Agghh – The Dreaded Score Card
Are you one of those golfers who, when they get a competition scorecard in their hands, they just go bonkers – swear and shout, have a panic attack and/or get totally stressed out? Well, if you follow the information below then you will have a greater chance of conquering your demons.
“Change the way you look at things, and the things you see will change.”
Dr Wayne Dyer
- Take a blank scorecard where you regularly play and write down your current handicap score in the Marker’s Score column and total up the front nine, back nine, then the total for the 18 holes. Then subtract your handicap to give you your net score.
- Now in column ‘A’, write down the best score you’ve ever had on each hole, irrespective of how long ago that was. Then, as before, add up the front nine, back nine, total (gross score) for the 18 holes. Then subtract your handicap to give you your net score. You may well be surprised what a fantastic score it is, and now just imagine putting that score together on one single round!

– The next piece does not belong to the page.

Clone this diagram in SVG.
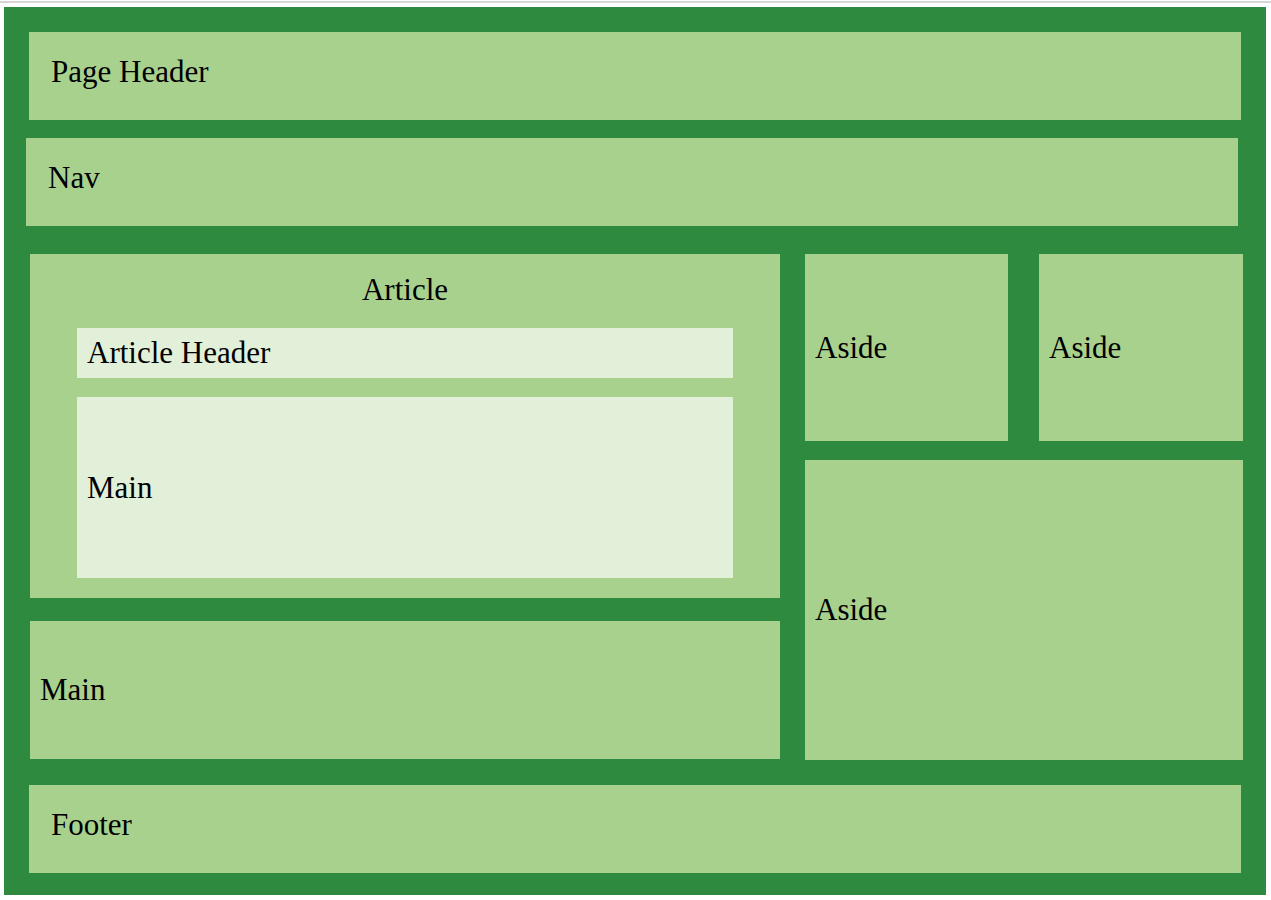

- Now, as you look at both scores in the two columns (Marker’s Score and ‘A’), what do you see, hear, feel and notice about the two scores? The main thing is to just focus on how good the ‘A’ column score is and begin to have the confidence to shoot a better score than your current handicap next time.

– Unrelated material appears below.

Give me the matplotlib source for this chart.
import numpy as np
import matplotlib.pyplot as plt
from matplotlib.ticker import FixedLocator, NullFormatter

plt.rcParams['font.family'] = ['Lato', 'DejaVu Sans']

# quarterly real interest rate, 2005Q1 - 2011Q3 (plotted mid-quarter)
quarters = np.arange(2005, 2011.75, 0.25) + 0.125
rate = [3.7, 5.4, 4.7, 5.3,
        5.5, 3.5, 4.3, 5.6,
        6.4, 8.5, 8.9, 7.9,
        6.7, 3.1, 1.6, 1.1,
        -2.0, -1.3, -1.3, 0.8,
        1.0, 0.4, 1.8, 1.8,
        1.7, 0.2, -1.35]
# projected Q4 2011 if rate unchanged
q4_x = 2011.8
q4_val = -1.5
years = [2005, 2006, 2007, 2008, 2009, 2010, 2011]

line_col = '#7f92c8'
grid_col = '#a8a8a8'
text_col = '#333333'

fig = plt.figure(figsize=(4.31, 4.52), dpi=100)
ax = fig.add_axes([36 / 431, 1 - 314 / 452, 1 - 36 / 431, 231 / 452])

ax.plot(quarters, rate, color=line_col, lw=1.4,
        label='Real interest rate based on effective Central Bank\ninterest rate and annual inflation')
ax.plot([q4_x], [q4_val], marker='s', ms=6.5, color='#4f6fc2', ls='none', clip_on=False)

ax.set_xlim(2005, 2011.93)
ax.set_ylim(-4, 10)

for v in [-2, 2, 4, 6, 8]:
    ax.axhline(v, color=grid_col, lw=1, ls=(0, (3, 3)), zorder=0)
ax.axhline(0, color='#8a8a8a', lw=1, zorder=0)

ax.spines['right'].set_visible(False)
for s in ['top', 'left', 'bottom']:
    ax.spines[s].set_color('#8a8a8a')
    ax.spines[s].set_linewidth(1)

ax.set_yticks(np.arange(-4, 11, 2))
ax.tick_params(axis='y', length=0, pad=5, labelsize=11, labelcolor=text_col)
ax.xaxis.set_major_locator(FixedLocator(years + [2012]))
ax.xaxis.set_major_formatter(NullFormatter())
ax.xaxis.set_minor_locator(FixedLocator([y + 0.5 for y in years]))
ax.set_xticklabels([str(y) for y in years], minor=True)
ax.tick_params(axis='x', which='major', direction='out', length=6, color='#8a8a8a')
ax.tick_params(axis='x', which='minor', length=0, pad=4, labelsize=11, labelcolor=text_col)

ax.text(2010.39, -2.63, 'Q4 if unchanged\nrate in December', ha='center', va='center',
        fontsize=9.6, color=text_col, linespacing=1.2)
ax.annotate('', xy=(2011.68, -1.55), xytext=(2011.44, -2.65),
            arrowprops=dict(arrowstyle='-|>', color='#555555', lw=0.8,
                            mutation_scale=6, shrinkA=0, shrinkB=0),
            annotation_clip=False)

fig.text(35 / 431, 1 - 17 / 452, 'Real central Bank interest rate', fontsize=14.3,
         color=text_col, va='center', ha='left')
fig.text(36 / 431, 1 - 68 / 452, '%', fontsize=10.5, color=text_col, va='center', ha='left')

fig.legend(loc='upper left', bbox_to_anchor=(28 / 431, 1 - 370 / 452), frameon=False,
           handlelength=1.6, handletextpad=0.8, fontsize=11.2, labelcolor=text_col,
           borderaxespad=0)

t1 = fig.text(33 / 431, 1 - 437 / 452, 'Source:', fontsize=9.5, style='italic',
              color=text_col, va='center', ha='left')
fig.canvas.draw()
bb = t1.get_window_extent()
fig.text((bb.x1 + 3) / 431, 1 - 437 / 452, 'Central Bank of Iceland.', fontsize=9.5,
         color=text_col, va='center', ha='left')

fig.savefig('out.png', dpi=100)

- Post the scorecard where you can see it daily, as a reminder that you are capable of shooting a far lower score than your current handicap. And remember to update it every time that you better your current score.
I use this method with my clients and also get them to write down in columns ‘B’, ’C’ and ‘D’ imaginary scores – what you would need to shoot to get down to your desired handicap over three rounds (obviously, choosing the holes that you know you can par or birdie more often than not). Both these approaches begin to build up your levels of confidence and self-belief so that you can begin to reduce your handicap.
Remember, practice makes improvement, so do this exercise regularly and you will begin to build up your mental tenacity little by little. That’s the principle of Kaizen and the aggregation of marginal gains!
Another way of reducing the stress of a competition scorecard is to divide the 18 holes in six sets of three. Just imagine that you’re playing six mini-games of golf and score the best possible score that you can shoot for each set of three holes. Just draw a pencil line under each set as a reminder to just focus on one set of three holes at a time, as again, this can reduce the levels of anxiety and stress. Even if you have a disaster on one hole, or even two, you can just start afresh on the next set of three holes. Go ahead and give it a go and I can guarantee this will have a positive impact on your handicap if you practice it regularly.